My Life With An Uncommon Cancer
Briefly

I have metastatic pancreatic neuroendocrine tumors that spread to my liver, lymph nodes, and bones by summer 2024. I received monthly injections, three liver surgeries, four courses of radiation, and 25 blood tests in the past year. Treatments caused hair loss, constant fatigue, joint stiffness, and mental and physical battering. I take multiple medications for treatment effects and other conditions. Neuroendocrine tumors are often hard to detect and can take five to seven years for diagnosis; pancreatic NETs differ from pancreatic adenocarcinoma. Annual incidence is about seven per 100,000 people.
I love my hair. It looks like a fancy dog's ears. My friend calls it "magic hair." Everyone I talked to said my hair was incredible. Strangers have compared me to multiple pro wrestlers, Brad Pitt, Kurt Cobain, and Jesus Christ. These are all incredible comps. People see the hair and feel compelled to tell me I remind them of a person famous for being handsome or the literal Lord and Savior.
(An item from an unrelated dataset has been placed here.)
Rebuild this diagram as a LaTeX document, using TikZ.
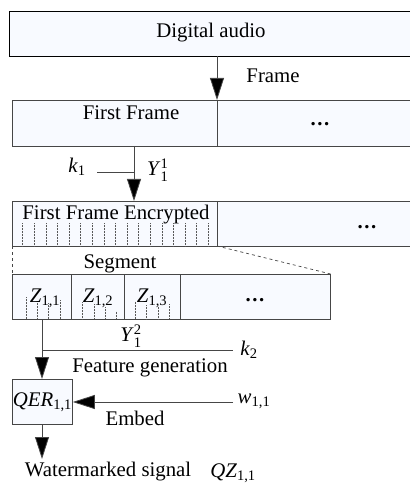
\documentclass[tikz,border=0pt]{standalone}
\usepackage{fontspec}
\usepackage{amsmath}
\setmainfont{Liberation Serif}
\usetikzlibrary{arrows.meta}
\definecolor{boxfill}{RGB}{248,250,255}
\definecolor{edge}{RGB}{70,70,70}
\newcommand{\itsub}[2]{\textit{#1}\ensuremath{_{\text{#2}}}}
\newcommand{\dotsx}{{\bfseries .\kern1.5pt.\kern1.5pt.}}
\tikzset{
  box/.style={draw=edge, fill=boxfill, line width=0.8pt, inner sep=0pt},
  lbl/.style={inner sep=0pt, font=\fontsize{20.8}{24}\selectfont},
  arr/.style={draw=edge, line width=0.8pt, -{Triangle[length=22pt,width=14pt,fill=black]}},
  ln/.style={draw=edge, line width=0.8pt},
  hatch/.style={draw=black!65, line width=0.5pt, densely dotted},
  dashline/.style={draw=edge, line width=0.7pt, dashed}
}
\begin{document}
\begin{tikzpicture}[x=1pt,y=-1pt]
\useasboundingbox (0,0) rectangle (409,486);
% top box
\draw[box, draw=black] (9,11) rectangle (413,56);
\node[lbl] (audio) at (211,33) {Digital audio};
\coordinate (audioS) at (217,56);
% frame boxes
\draw[box] (12,100) rectangle (217,146);
\draw[box] (217,100) rectangle (413,146);
\coordinate (frameN) at (217,100);
\node[lbl] (first) at (131,113) {First Frame};
\node[lbl] (dots1) at (320,124) {\dotsx};
\node[lbl] (framelbl) at (273,76) {Frame};
\draw[arr] (audioS) -- (frameN);
% encrypted
\draw[box] (12,201) rectangle (217,246);
\draw[box] (217,201) rectangle (413,246);
\node[lbl] (enc) at (116,215) {First Frame Encrypted};
\node[lbl] (dots2) at (367,227) {\dotsx};
\foreach \i in {0,...,16}{\draw[hatch] (22.7+\i*11.6,223) -- (22.7+\i*11.6,246);}
\coordinate (firstS) at (134,146);
\coordinate (encN) at (134,201);
\draw[arr] (firstS) -- (encN);
\coordinate (k1e) at (97,172);
\coordinate (k1j) at (134,172);
\draw[ln] (k1e) -- (k1j);
\node[lbl] (k1) at (77,167) {\itsub{k}{1}};
\node[lbl, anchor=west] (y11) at (147,170) {\textit{Y}\ensuremath{_{\text{1}}^{\text{1}}}};
% segment
\coordinate (encSW) at (12,246);
\coordinate (encSE) at (217,246);
\node[box, minimum width=59pt, minimum height=45pt, anchor=north west] (z1) at (12,274) {};
\node[box, minimum width=53pt, minimum height=45pt, anchor=north west] (z2) at (71,274) {};
\node[box, minimum width=56pt, minimum height=45pt, anchor=north west] (z3) at (124,274) {};
\node[box, minimum width=150pt, minimum height=45pt, anchor=north west] (z4) at (180,274) {};
\draw[dashline] (encSW) -- (z1.north west);
\draw[dashline] (encSE) -- (z4.north east);
\node[lbl] (seglbl) at (120,264) {Segment};
% hatches in cells
\foreach \x/\t in {26/297,37.3/301,48.7/303,60/300,82.7/302,94/304,105.3/307,116.7/311.7,135/301.7,146.7/305,158.3/306.7,169.3/304.3}{\draw[hatch] (\x,\t) -- (\x,319);}
\node[lbl] (zz1) at (45,298) {\itsub{Z}{1,1}};
\node[lbl] (zz2) at (98,298) {\itsub{Z}{1,2}};
\node[lbl] (zz3) at (152,298) {\itsub{Z}{1,3}};
\node[lbl] (dots3) at (255,300) {\dotsx};
% QER
\node[box, minimum width=60pt, minimum height=45pt, anchor=north west] (qer) at (12,379) {};
\node[lbl] (qerlbl) at (qer.center) {\itsub{QER}{1,1}};
\coordinate (zS) at (42,319);
\draw[arr] (zS) -- (zS |- qer.north);
\coordinate (k2j) at (42,350);
\coordinate (k2e) at (233,350);
\draw[ln] (k2j) -- (k2e);
\node[lbl] (k2) at (249,350) {\itsub{k}{2}};
\node[lbl] (y12) at (131,336) {\textit{Y}\ensuremath{_{\text{1}}^{\text{2}}}};
\node[lbl] (feat) at (150,368) {Feature generation};
\coordinate (we) at (233,402);
\draw[arr] (we) -- (we -| qer.east);
\node[lbl] (w11) at (254,401) {\itsub{w}{1,1}};
\node[lbl] (embed) at (135,418) {Embed};
\coordinate (outp) at (42,459);
\draw[arr] (qer.south -| zS) -- (outp);
\node[lbl] (wm) at (108,472) {Watermarked signal};
\node[lbl] (qz) at (233,473) {\itsub{QZ}{1,1}};
\end{tikzpicture}
\end{document}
So you can understand why it might be a front-of-mind concern for me now that I'm losing it. Ah. Well. I'd never heard of neuroendocrine cancer before doctors told me I had it. By the summer of 2024, the original tumor in my pancreas had spread to my liver, lymph nodes, and bones. "He has a massive tumor burden and impending liver failure and needs urgent intervention to prevent death," a doctor wrote.
In the last year I've had monthly shots, three liver surgeries, four courses of radiation, and 25 blood tests. There have been side effects: the hair, sure, but also constant fatigue and joint stiffness. The interventions have battered me mentally and physically. I take a cocktail of drugs for that (and for my cat allergy). I am living with neuroendocrine cancer. I am hopeful, even confident, that this will be true for a long time. Let me tell you a little about my new life.